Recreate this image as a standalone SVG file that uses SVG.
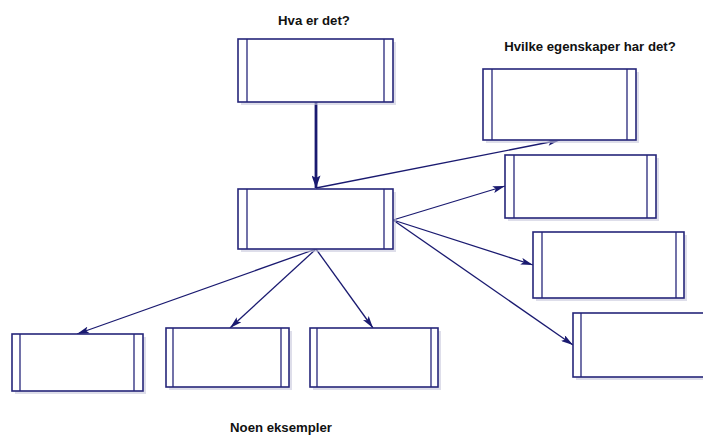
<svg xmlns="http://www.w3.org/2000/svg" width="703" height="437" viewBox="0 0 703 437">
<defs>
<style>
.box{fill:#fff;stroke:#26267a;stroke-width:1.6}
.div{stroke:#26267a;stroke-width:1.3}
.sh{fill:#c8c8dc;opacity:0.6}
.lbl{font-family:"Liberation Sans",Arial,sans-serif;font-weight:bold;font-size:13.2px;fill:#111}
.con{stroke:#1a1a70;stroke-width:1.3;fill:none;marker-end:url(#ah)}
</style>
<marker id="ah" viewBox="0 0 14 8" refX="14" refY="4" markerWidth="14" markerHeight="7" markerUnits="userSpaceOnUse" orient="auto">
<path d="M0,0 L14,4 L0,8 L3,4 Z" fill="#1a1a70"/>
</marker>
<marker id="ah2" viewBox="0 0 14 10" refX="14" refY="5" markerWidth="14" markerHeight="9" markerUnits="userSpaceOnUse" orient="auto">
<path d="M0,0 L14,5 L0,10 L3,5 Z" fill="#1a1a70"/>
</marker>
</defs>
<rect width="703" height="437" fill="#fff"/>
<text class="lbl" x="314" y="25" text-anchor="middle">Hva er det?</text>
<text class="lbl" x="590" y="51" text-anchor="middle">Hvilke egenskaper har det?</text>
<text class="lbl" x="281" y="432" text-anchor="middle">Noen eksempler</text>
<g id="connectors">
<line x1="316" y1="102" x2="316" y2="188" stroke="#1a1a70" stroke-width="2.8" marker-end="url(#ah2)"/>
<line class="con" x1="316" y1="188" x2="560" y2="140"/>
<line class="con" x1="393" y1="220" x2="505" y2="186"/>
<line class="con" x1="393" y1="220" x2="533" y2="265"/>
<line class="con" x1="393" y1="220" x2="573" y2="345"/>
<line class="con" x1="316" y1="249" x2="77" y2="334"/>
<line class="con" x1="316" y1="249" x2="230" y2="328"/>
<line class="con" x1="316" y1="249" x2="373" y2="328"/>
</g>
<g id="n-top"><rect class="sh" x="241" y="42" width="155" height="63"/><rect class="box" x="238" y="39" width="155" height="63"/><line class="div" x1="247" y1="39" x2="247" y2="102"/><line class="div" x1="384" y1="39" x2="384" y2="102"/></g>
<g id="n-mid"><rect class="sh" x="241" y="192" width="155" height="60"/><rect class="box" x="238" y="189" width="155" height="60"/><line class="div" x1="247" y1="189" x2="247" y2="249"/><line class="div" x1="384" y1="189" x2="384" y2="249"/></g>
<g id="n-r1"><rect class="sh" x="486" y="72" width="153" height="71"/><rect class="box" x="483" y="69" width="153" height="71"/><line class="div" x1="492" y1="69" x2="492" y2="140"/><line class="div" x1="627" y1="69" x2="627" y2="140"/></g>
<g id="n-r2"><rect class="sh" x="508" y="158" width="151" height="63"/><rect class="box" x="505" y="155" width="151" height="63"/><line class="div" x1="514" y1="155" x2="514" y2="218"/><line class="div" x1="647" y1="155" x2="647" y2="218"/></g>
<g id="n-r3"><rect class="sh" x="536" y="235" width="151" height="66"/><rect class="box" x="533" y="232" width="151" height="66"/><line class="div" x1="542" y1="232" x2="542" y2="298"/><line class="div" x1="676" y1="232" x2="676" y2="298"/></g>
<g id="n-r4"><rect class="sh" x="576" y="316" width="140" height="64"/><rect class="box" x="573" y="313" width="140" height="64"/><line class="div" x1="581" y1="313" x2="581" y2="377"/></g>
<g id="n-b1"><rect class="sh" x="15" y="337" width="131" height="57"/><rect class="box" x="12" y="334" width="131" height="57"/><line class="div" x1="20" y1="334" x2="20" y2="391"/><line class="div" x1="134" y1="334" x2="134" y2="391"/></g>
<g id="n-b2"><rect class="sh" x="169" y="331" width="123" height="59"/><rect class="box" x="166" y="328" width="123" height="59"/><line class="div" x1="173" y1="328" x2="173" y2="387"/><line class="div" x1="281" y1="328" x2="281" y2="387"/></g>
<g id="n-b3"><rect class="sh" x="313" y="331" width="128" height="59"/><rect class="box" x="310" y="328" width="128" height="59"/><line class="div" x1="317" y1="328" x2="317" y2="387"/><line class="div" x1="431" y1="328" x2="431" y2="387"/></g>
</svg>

==================================================

### Task to carry out
Print out the lines exactly, skipping any picture.

### Exercise response
Recreate this image as a standalone SVG file that uses SVG.
<svg xmlns="http://www.w3.org/2000/svg" width="703" height="437" viewBox="0 0 703 437">
<defs>
<style>
.box{fill:#fff;stroke:#26267a;stroke-width:1.6}
.div{stroke:#26267a;stroke-width:1.3}
.sh{fill:#c8c8dc;opacity:0.6}
.lbl{font-family:"Liberation Sans",Arial,sans-serif;font-weight:bold;font-size:13.2px;fill:#111}
.con{stroke:#1a1a70;stroke-width:1.3;fill:none;marker-end:url(#ah)}
</style>
<marker id="ah" viewBox="0 0 14 8" refX="14" refY="4" markerWidth="14" markerHeight="7" markerUnits="userSpaceOnUse" orient="auto">
<path d="M0,0 L14,4 L0,8 L3,4 Z" fill="#1a1a70"/>
</marker>
<marker id="ah2" viewBox="0 0 14 10" refX="14" refY="5" markerWidth="14" markerHeight="9" markerUnits="userSpaceOnUse" orient="auto">
<path d="M0,0 L14,5 L0,10 L3,5 Z" fill="#1a1a70"/>
</marker>
</defs>
<rect width="703" height="437" fill="#fff"/>
<text class="lbl" x="314" y="25" text-anchor="middle">Hva er det?</text>
<text class="lbl" x="590" y="51" text-anchor="middle">Hvilke egenskaper har det?</text>
<text class="lbl" x="281" y="432" text-anchor="middle">Noen eksempler</text>
<g id="connectors">
<line x1="316" y1="102" x2="316" y2="188" stroke="#1a1a70" stroke-width="2.8" marker-end="url(#ah2)"/>
<line class="con" x1="316" y1="188" x2="560" y2="140"/>
<line class="con" x1="393" y1="220" x2="505" y2="186"/>
<line class="con" x1="393" y1="220" x2="533" y2="265"/>
<line class="con" x1="393" y1="220" x2="573" y2="345"/>
<line class="con" x1="316" y1="249" x2="77" y2="334"/>
<line class="con" x1="316" y1="249" x2="230" y2="328"/>
<line class="con" x1="316" y1="249" x2="373" y2="328"/>
</g>
<g id="n-top"><rect class="sh" x="241" y="42" width="155" height="63"/><rect class="box" x="238" y="39" width="155" height="63"/><line class="div" x1="247" y1="39" x2="247" y2="102"/><line class="div" x1="384" y1="39" x2="384" y2="102"/></g>
<g id="n-mid"><rect class="sh" x="241" y="192" width="155" height="60"/><rect class="box" x="238" y="189" width="155" height="60"/><line class="div" x1="247" y1="189" x2="247" y2="249"/><line class="div" x1="384" y1="189" x2="384" y2="249"/></g>
<g id="n-r1"><rect class="sh" x="486" y="72" width="153" height="71"/><rect class="box" x="483" y="69" width="153" height="71"/><line class="div" x1="492" y1="69" x2="492" y2="140"/><line class="div" x1="627" y1="69" x2="627" y2="140"/></g>
<g id="n-r2"><rect class="sh" x="508" y="158" width="151" height="63"/><rect class="box" x="505" y="155" width="151" height="63"/><line class="div" x1="514" y1="155" x2="514" y2="218"/><line class="div" x1="647" y1="155" x2="647" y2="218"/></g>
<g id="n-r3"><rect class="sh" x="536" y="235" width="151" height="66"/><rect class="box" x="533" y="232" width="151" height="66"/><line class="div" x1="542" y1="232" x2="542" y2="298"/><line class="div" x1="676" y1="232" x2="676" y2="298"/></g>
<g id="n-r4"><rect class="sh" x="576" y="316" width="140" height="64"/><rect class="box" x="573" y="313" width="140" height="64"/><line class="div" x1="581" y1="313" x2="581" y2="377"/></g>
<g id="n-b1"><rect class="sh" x="15" y="337" width="131" height="57"/><rect class="box" x="12" y="334" width="131" height="57"/><line class="div" x1="20" y1="334" x2="20" y2="391"/><line class="div" x1="134" y1="334" x2="134" y2="391"/></g>
<g id="n-b2"><rect class="sh" x="169" y="331" width="123" height="59"/><rect class="box" x="166" y="328" width="123" height="59"/><line class="div" x1="173" y1="328" x2="173" y2="387"/><line class="div" x1="281" y1="328" x2="281" y2="387"/></g>
<g id="n-b3"><rect class="sh" x="313" y="331" width="128" height="59"/><rect class="box" x="310" y="328" width="128" height="59"/><line class="div" x1="317" y1="328" x2="317" y2="387"/><line class="div" x1="431" y1="328" x2="431" y2="387"/></g>
</svg>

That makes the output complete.